A year and a half ago we spent two weeks away from both of our children, but I think maybe this past week was harder for them, when Dominic and Ella spent four days apart from each other — Ella with us and many of our friends and their kids in the UP, Dominic down south with one pair of grandparents and then the other.
It was great fun to take Ella up to see the Cabins for the first time. Her initial bout of shyness didn’t last that long, though I could see her flitting back and forth between interacting with the other kids and then retreating to play by herself when it got a little much for her. But there she was, playing games and riding in rowboats and running around outside and doing all the things that we imagined the kids we’d have someday would do up there when we idly talked about it a dozen years ago. But not a day went by when she didn’t mention her brother, and how she missed him. When we were getting ready to leave she explained to me that it was a happy-and-sad time, because she was sad to be leaving the Cabins but happy that she would see her brother again soon.
Though he had a grand time first with one set of grandparents and then the other, Dominic seems to have had the harder go of it. Though more outgoing than his sister he’s of an age where maintaining routine matters a little more. I’m writing this from a hotel room halfway home to Alexandria, where he suffered a late-night meltdown because we had yogurt drink instead of milk for him to drink before he fell asleep. And though it was “mommy” and “daddy” that he cried for sometimes when we were gone, I think of Ella had been there he probably wouldn’t have noticed so much.

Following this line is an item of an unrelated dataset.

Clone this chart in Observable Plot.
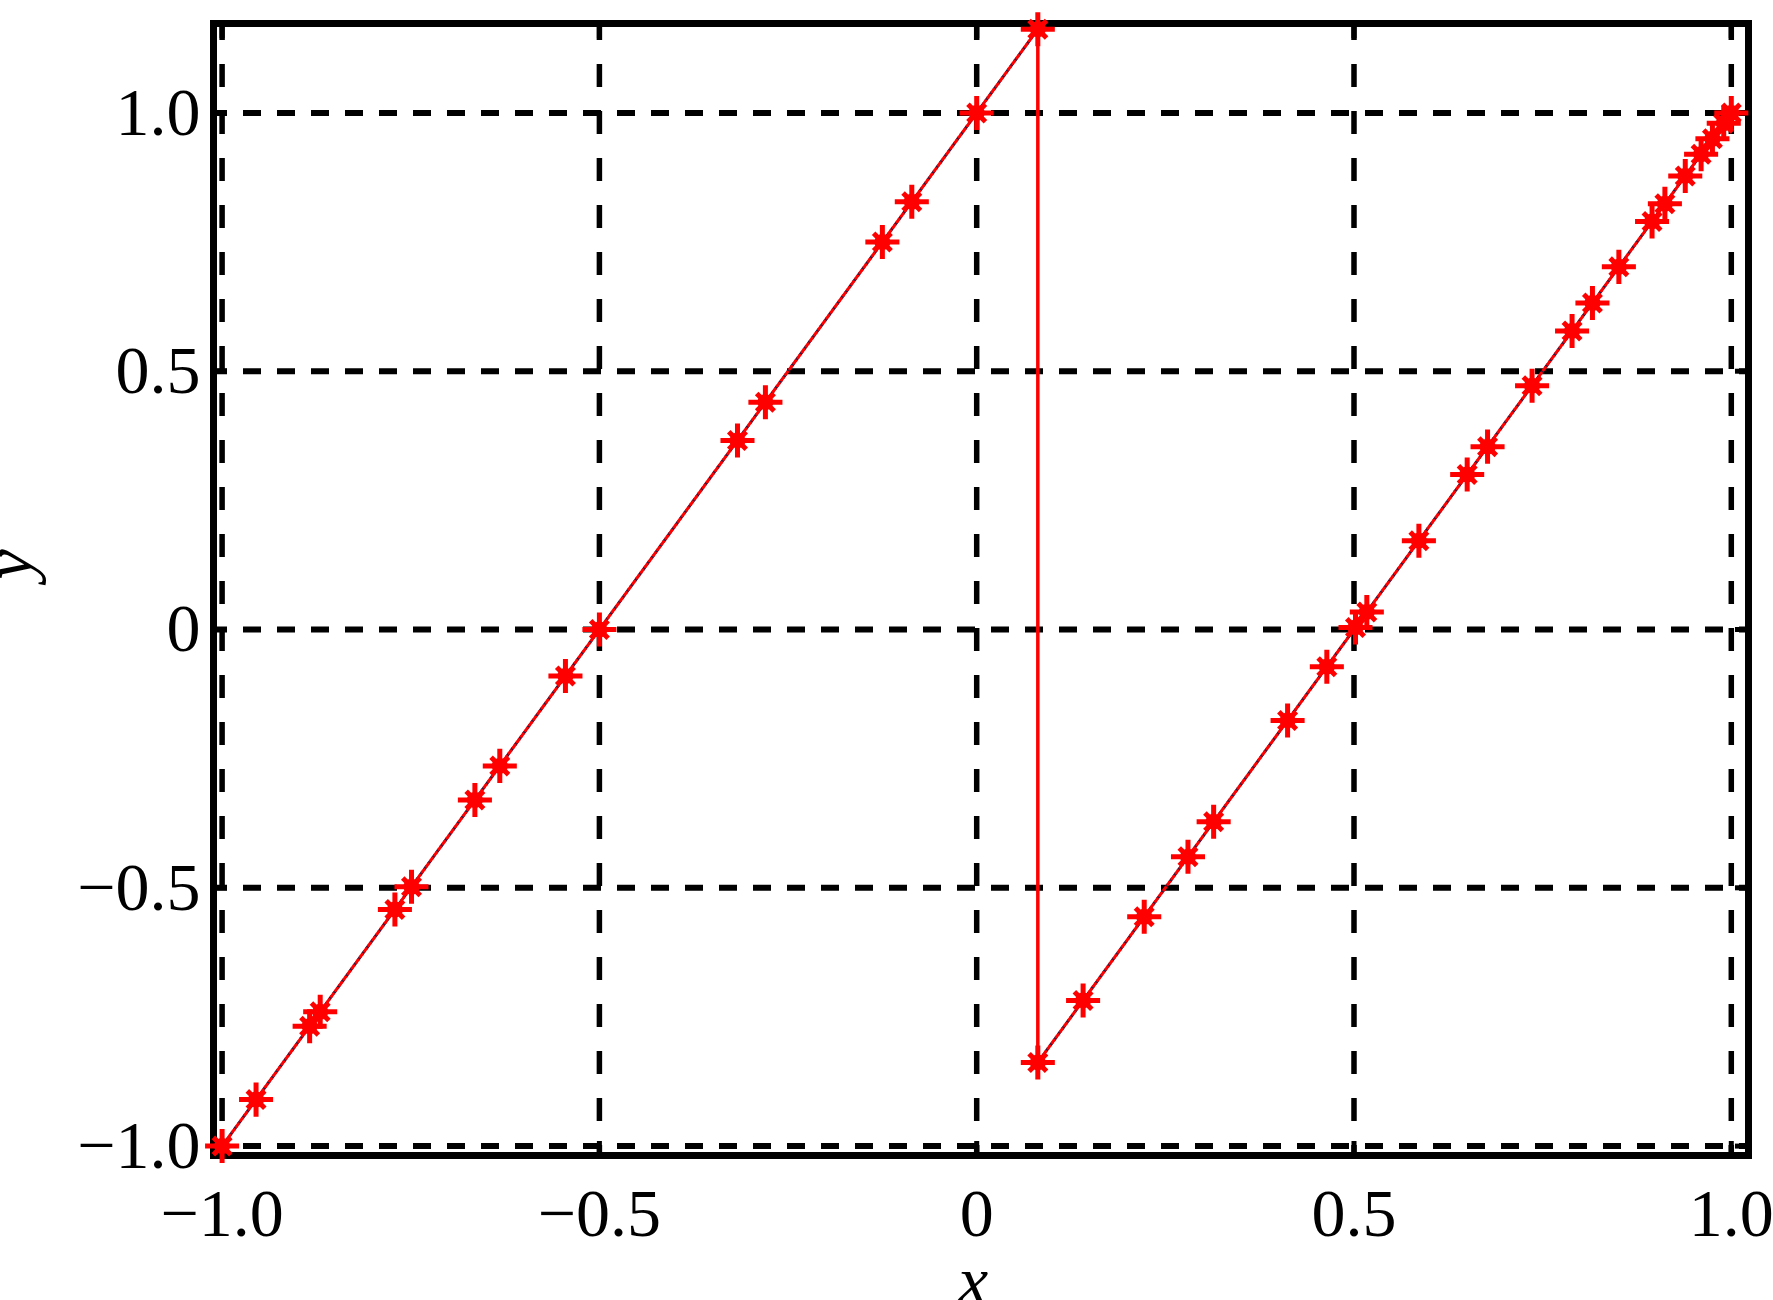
<!DOCTYPE html>
<html>
<head>
<meta charset="utf-8">
<script src="https://cdn.jsdelivr.net/npm/d3@7"></script>
<script src="https://cdn.jsdelivr.net/npm/@observablehq/plot@0.6"></script>
<style>
  html, body { margin: 0; padding: 0; background: #ffffff; }
  #chart svg { display: block; }
</style>
</head>
<body>
<div id="chart"></div>
<script>
// ---- data ----
const xTicks = [-1, -0.5, 0, 0.5, 1];
const xTickLabels = ["−1.0", "−0.5", "0", "0.5", "1.0"];
const yTicks = [-1, -0.5, 0, 0.5, 1];
const yTickLabels = ["−1.0", "−0.5", "0", "0.5", "1.0"];

// left branch (markers along the line)
const leftX = [-1.0, -0.955, -0.884, -0.870, -0.771, -0.749, -0.665, -0.632, -0.545, -0.5, -0.317, -0.280, -0.125, -0.086, 0.0, 0.081];
const leftY = [-1.0, -0.91, -0.768, -0.74, -0.542, -0.498, -0.33, -0.264, -0.09, 0.0, 0.366, 0.44, 0.75, 0.828, 1.0, 1.162];

// right branch
const rightX = [0.081, 0.141, 0.222, 0.280, 0.314, 0.412, 0.464, 0.502, 0.517, 0.586, 0.650, 0.677, 0.736, 0.789, 0.816, 0.851, 0.895, 0.912, 0.939, 0.960, 0.975, 0.990, 1.0];
const rightY = [-0.838, -0.718, -0.556, -0.44, -0.372, -0.176, -0.072, 0.004, 0.034, 0.172, 0.30, 0.354, 0.472, 0.578, 0.632, 0.702, 0.79, 0.824, 0.878, 0.92, 0.95, 0.98, 1.0];

// jump (discontinuity)
const jumpX = [0.081];
const jumpTop = [1.162];
const jumpBottom = [-0.838];

// ---- build tables ----
const left = leftX.map((x, i) => ({x, y: leftY[i]}));
const right = rightX.map((x, i) => ({x, y: rightY[i]}));
const allPts = left.concat(right);
const jump = jumpX.map((x, i) => ({x, y1: jumpTop[i], y2: jumpBottom[i]}));

const FONT = "'Liberation Serif', 'Times New Roman', 'DejaVu Serif', serif";
const RED = "#ff0000";
const DARK = "#3a1238";
const blank = () => "";

const branchLine = (data) => [
  Plot.line(data, {x: "x", y: "y", stroke: DARK, strokeWidth: 3, strokeDasharray: "3,4"}),
  Plot.line(data, {x: "x", y: "y", stroke: RED, strokeWidth: 3, strokeDasharray: "3,4", strokeDashoffset: 3.5})
];

const chart = Plot.plot({
  width: 1773,
  height: 1300,
  marginLeft: 213,
  marginRight: 25,
  marginTop: 23,
  marginBottom: 145,
  style: {background: "#ffffff", fontFamily: FONT, fontSize: "68px", color: "#000"},
  x: {domain: [-1.0114, 1.0228]},
  y: {domain: [-1.0182, 1.1731]},
  marks: [
    // dashed grid
    Plot.ruleX(xTicks, {stroke: "#000", strokeWidth: 5.5, strokeDasharray: "23,24", strokeDashoffset: 6}),
    Plot.ruleY(yTicks, {stroke: "#000", strokeWidth: 6, strokeDasharray: "18,16", strokeDashoffset: 4}),
    // inward ticks (no text)
    Plot.axisX({anchor: "bottom", ticks: xTicks, tickSize: -14, tickFormat: blank, label: null, strokeWidth: 5}),
    Plot.axisX({anchor: "top", ticks: xTicks, tickSize: -14, tickFormat: blank, label: null, strokeWidth: 5}),
    Plot.axisY({anchor: "left", ticks: yTicks, tickSize: -14, tickFormat: blank, label: null, strokeWidth: 5}),
    Plot.axisY({anchor: "right", ticks: yTicks, tickSize: -14, tickFormat: blank, label: null, strokeWidth: 5}),
    // tick labels
    Plot.axisX({anchor: "bottom", ticks: xTicks, tickSize: 0, tickPadding: 32, label: null,
      tickFormat: (d) => xTickLabels[xTicks.indexOf(d)], fontSize: 68}),
    Plot.axisY({anchor: "left", ticks: yTicks, tickSize: 0, tickPadding: 13, label: null,
      tickFormat: (d) => yTickLabels[yTicks.indexOf(d)], fontSize: 68}),
    // frame
    Plot.frame({stroke: "#000", strokeWidth: 7}),
    // function branches
    ...branchLine(left),
    ...branchLine(right),
    // vertical jump
    Plot.ruleX(jump, {x: "x", y1: "y1", y2: "y2", stroke: RED, strokeWidth: 3.5}),
    // star markers
    Plot.dot(allPts, {x: "x", y: "y", r: 8, fill: RED, stroke: "none"}),
    Plot.dot(allPts, {x: "x", y: "y", r: 11, symbol: "plus", stroke: RED, strokeWidth: 5}),
    Plot.dot(allPts, {x: "x", y: "y", r: 8, symbol: "times", stroke: RED, strokeWidth: 5}),
    // axis titles
    Plot.text(["x"], {frameAnchor: "bottom", dx: -8, dy: 147, text: d => d,
      fontSize: 68, fontStyle: "italic", fontFamily: FONT, fill: "#000"}),
    Plot.text(["y"], {frameAnchor: "left", dx: -203, dy: -10, rotate: -90, text: d => d,
      fontSize: 68, fontStyle: "italic", fontFamily: FONT, fill: "#000"})
  ]
});

document.getElementById("chart").appendChild(chart);
</script>
</body>
</html>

At any rate their reunion was touching. Ella had picked out a balloon to present to him when we arrived, and thrust it into his hands as soon as they met. He seemed to understand the gesture and didn’t let go of the balloon once through all the assorted hugs and kisses that followed. That night they slept on adjoining mattresses, each on the side of their mattress closest to the other. Ella’s limbs were splayed but one hand rested assuredly on Dominic’s arm.